Profit-seeking miners naturally split their mining between BTC and BCH until the coins reach equal profitability. What this means is, the ratio of BTC:BCH mining hashrate floats at roughly the the same as the BTC:BCH price ratio. If BTC:BCH is 1:100 in market price, then BTC will have roughly 100x as much hashrate and so BCH will have roughly 1% of the hash rate of BTC.
This raises questions about whether or not BCH could be "51% attacked", and thus be an insecure coin.
Low hash rate on BCH is not ideal, and it would unquestionably be better if it could take more hash rate from BTC. Despite the many reasons to prefer BCH, hash rate is one of the few reasons to prefer BTC or another coin currently. The BCH community has a very clear, sustainable plan to improve the hash rate: spread adoption, grow the coin's utility, which will (eventually) increase the price and attract mining hash rate by default. This is not a quick fix, but it is a permanent one.
In practice, while that is progress, low hash rate isn't a huge issue. There is no guarantee that miners won't 51% attack BCH, but there are two VERY significant factors that make it highly, highly unlikely:
- History: BCH has been a minority hash rate for a very, very long time. It hasn't suffered any successful attacks in that time. It has been attempted at times, including during the fork with BSV, and every time it does more miners come from BTC to protect it. This has been seen on a couple of occassions, so it seems the miners overall want to keep BCH alive, which makes sense because they need it as a backup for when BTC scaling stops working.
- Incentives: Bitcoin miners have no reason to attack BCH, since their profits come from SHA256 coins (ie all Bitcoin forks), not BTC specifically. Imagine if you owned a gold mine and a silver mine, would you send your metal miners away from your gold mine to attack your own silver mine? Makes no sense, not only are you losing the income of your silver mine, but also the time wasted by the gold miners, suffering damage on your silver mines and creating loss of investor/internal confidence in your own mining operation plus a loss of confidence in the broader silver market.
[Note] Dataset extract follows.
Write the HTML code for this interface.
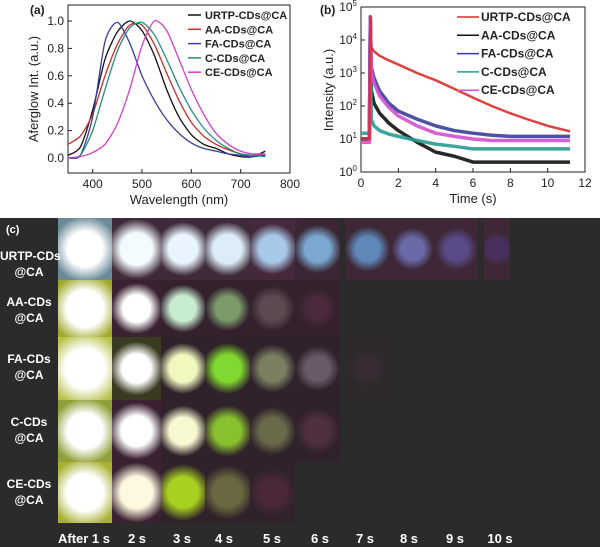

It is important to note that BCH has a difficulty algorithm that adjusts every block (so roughly every 10 minutes). BTC is much slower, and only adjusts every 2016 blocks or roughly every two weeks. Therefore BCH is far more resilient in the face of significant changes in hash rate.
Furthermore, to protect against any sudden mining attacks, BCH has a 10-block rolling checkpoint system. This finalizes coins that are (on average) two hours old, as nodes will ignore a wildly different chain that appears from nowhere to attack the chain. As before, the need for this is not ideal, but it's a measure in place to mitigate risk in the short term while growing adoption and price and hash rate can occur to fix it in the long term.
Also note that the hash rate = price equation cuts both ways. While BCH has a low price (relative to BTC), it recieves a low hash rate. However, a rising price will organically (and inevitably) bring increased hash rate to BCH. At the same time, it sucks hash rate away from BTC. Increasing price and increasing coin security can compound on each other in a virtuous cycle, which could potentially create a scenario where BCH rapidly climbs past BTC (which would have falling hash rate, potentially triggering a fall in price, repeat).
After the BTC/BCH fork, some investors accidentally sent BCH to BTC SegWit addresses. These coins got stuck because BCH does not have SegWit. BCH had a specific upgrade so that miners could return those coins to their owners. One miner decided to try and steal these coins as SegWit allows them to be "spent by everyone". BTC.com and BTC.top came together and saved those coins and returned them to their owners. This was a chain reorganisation, similar to the ones that happen on BTC. This incident is sometimes mislabelled as a "51% attack" to attempt to smear the security of the BCH chain.